As you can see the idea of the template ClassMethod is to have it purely based on the type of the class it belongs to, in order to be able to save it in a std::unordered_map<std::string, ClassMethod<SimpleBorder>> methodTable and then invoke calls like this:

methodTable["SetColor"].Invoke(Gdiplus::Color::Red)

which is the reason why I am avoiding a class template which would define the method arguments, as it would create tight coupling between the method and would make it unable to be saved in the map.

The idea is that the map would contain the methods, and it is the job of the user to get the proper arguments and insert them into the Invoke.

What I tried:

The code in the Invoke is more or less just a failed attempt at making this work. I tested this with static functions and it worked. The problem arises with member functions as they are saved differently. I found a few hacks on other questions, but the problem is those solutions don't go by the C++ standard and they can stop working at any time.

What I need:

What I would like is either an answer which would show me or tell me a different approach where this would also work with member functions, or an answer that would edit the solution I have, in a way that it would work without disobeying the C++ standard.

Answer 1

Grab this:

#include <string>

class Primitive
{
private:
    std::string name;
public:
    Primitive(std::string name) : name(name) {}
};

template<typename T>
class ClassMethod : Primitive
{
private:
    void (T::*methodAddress)(); // used as a "generic" function pointer
    T& targetClass;
public:
    template<typename R, typename ...Args> // no need for casting to void*
    // and also check type - `methodAddress` is a member function specifically on `T`, not any abstract pointer...
    ClassMethod(std::string name, T& instance, R (T::*methodAddress)(Args...)) :
        Primitive(name),
        // take a reference, unless you accept `nullptr`... I do not believe you do...
        targetClass(instance),
        // I do not believe this is very valid, but "will work".
        methodAddress(reinterpret_cast<void(T::*)()>(methodAddress))
        {
            // all those out of class template deifinitions are confusing
            // let's move them inside!
        }

    template<typename ReturnType, typename ...Args>
    ReturnType Invoke(Args... args)
    {
        ReturnType (T::*funcionPointer)(Args...) = reinterpret_cast<ReturnType (T::*)(Args...)>(methodAddress);
        // forward arguments
        return (targetClass.*funcionPointer)(std::forward<Args...>(args)...);
        // when targetClass is a pointer, then
        // `*targetClass.*funcionPointer` is equal to `*(targetClass.*funcionPointer)` !!
        // you want `((*targetClass).*functionPointer)` or just `targetClass->*funcionPointer
    }
};

// abstract example

#include <iostream>
#include <vector>

struct A {
    double func(int a) {
        std::cout << "func(" << a << ") ";
        return 3.41;
    }
    int fun2(char b) {
        std::cout << "fun2('" << b << "') ";
        return 50;
    }
};

int main() {
    A a;
    std::vector<ClassMethod<A>> v;
    v.emplace_back("func", a, &A::func);
    v.emplace_back("fun2", a, &A::fun2);
    auto rd = v[0].Invoke<double>(5); // you have to specify return type
    auto ri = v[1].Invoke<int>('a'); // you have to specify return type
    std::cout << rd << " " << ri << "\n";
}

tested on godbold prints:

func(5) fun2('a') 3.41 50

The function definitions outside of class ClassMethod definition are just confusing, with those template<> template<> stuff. Just put them inside class definition.

Answer 2

I tested this with static functions and it worked.

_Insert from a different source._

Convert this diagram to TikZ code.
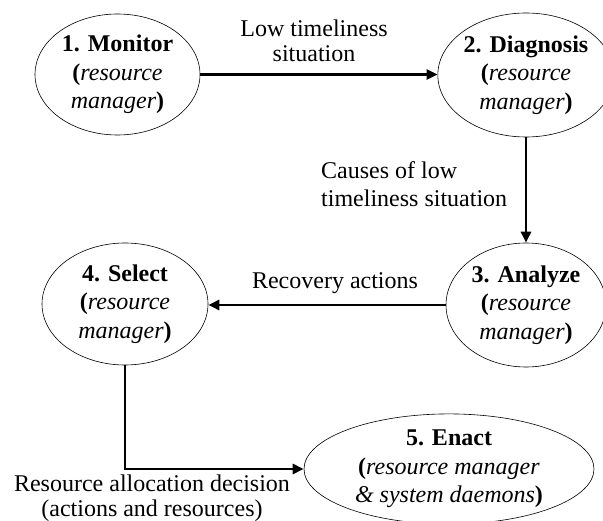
\documentclass[tikz,border=0pt]{standalone}
\usepackage{fontspec}
\setmainfont{Liberation Serif}
\usetikzlibrary{shapes.geometric,arrows.meta,calc}

\begin{document}
\begin{tikzpicture}[x=1pt,y=1pt,
  every node/.style={font=\fontsize{24}{28.5}\selectfont},
  stage/.style={draw, line width=0.6pt, ellipse, inner sep=0pt, align=center},
  flow/.style={line width=2.6pt, -{Triangle[length=11pt,width=10pt]}},
  lbl/.style={inner sep=0pt, font=\fontsize{24}{25.5}\selectfont}]
  \useasboundingbox (0,0) rectangle (603,-521);

  % stages of the recovery loop
  \node[stage, minimum width=165pt, minimum height=121pt] (mon) at (117.5,-74.5)
    {\textbf{1. Monitor}\\{\bfseries(}\textit{resource}\\\textit{manager}{\bfseries)}};
  \node[stage, minimum width=160pt, minimum height=124pt] (dia) at (526,-75)
    {\textbf{2. Diagnosis}\\{\bfseries(}\textit{resource}\\\textit{manager}{\bfseries)}};
  \node[stage, minimum width=160pt, minimum height=124pt] (ana) at (526,-305)
    {\textbf{3. Analyze}\\{\bfseries(}\textit{resource}\\\textit{manager}{\bfseries)}};
  \node[stage, minimum width=166pt, minimum height=122pt] (sel) at (125,-304)
    {\textbf{4. Select}\\{\bfseries(}\textit{resource}\\\textit{manager}{\bfseries)}};
  \node[stage, minimum width=290pt, minimum height=98pt] (ena) at (449,-469)
    {\textbf{5. Enact}\\{\bfseries(}\textit{resource manager}\\\textit{\& system daemons}{\bfseries)}};

  % connectors
  \draw[flow] (mon.east) -- (dia.west |- mon.east);
  \draw[flow] (dia.south) -- (ana.north);
  \draw[flow] (ana.west) -- (sel.east |- ana.west);
  \draw[flow] (sel.south) |- (ena.west);

  % connector labels
  \node[lbl, align=center] (l1) at (314,-41) {Low timeliness\\situation};
  \node[lbl, align=left, anchor=west, font=\fontsize{24}{28}\selectfont] (l2) at (321,-184) {Causes of low\\timeliness situation};
  \node[lbl] (l3) at (335,-283) {Recovery actions};
  \node[lbl, align=center] (l4) at (152,-498) {Resource allocation decision\\(actions and resources)};
\end{tikzpicture}
\end{document}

As someone interested in going with the C++ standard and avoiding hacks, you should be aware that "it worked" does not mean "it worked without disobeying the C++ standard." In this case, you have obtained pointers to void from pointers to functions. You did this via a C-style cast expression, which in this case follows the rules for reinterpret_cast. The relevant rule is #8 in cppreference's list (emphasis added):

8. On some implementations (in particular, on any POSIX compatible system as required by dlsym), a function pointer can be converted to void* or any other object pointer, or vice versa. If the implementation supports conversion in both directions, conversion to the original type yields the original value, otherwise the resulting pointer cannot be dereferenced or called safely.

The standard does support your current approach for static member functions, but only on some systems. If you are concerned about your code breaking after a compiler upgrade, your approach is probably fine. If you are concerned about portability across systems, though, your initial approach is already flawed.

Expanding the approach to non-static member functions is even more problematic. The options provided by the standard for what a pointer to member function can be converted to are even more limited: any pointer-to-member-function type (point 10, for those still reading the cppreference page). Type erasure is not a promising approach (although it could be done, as in the other answer). I would be inclined to try working with function objects (functionals) instead of function pointers, but that would be the subject for another answer.

As a rule of thumb, if you introduce something with the type void*, your approach is probably more from a C mindset than a C++ mindset.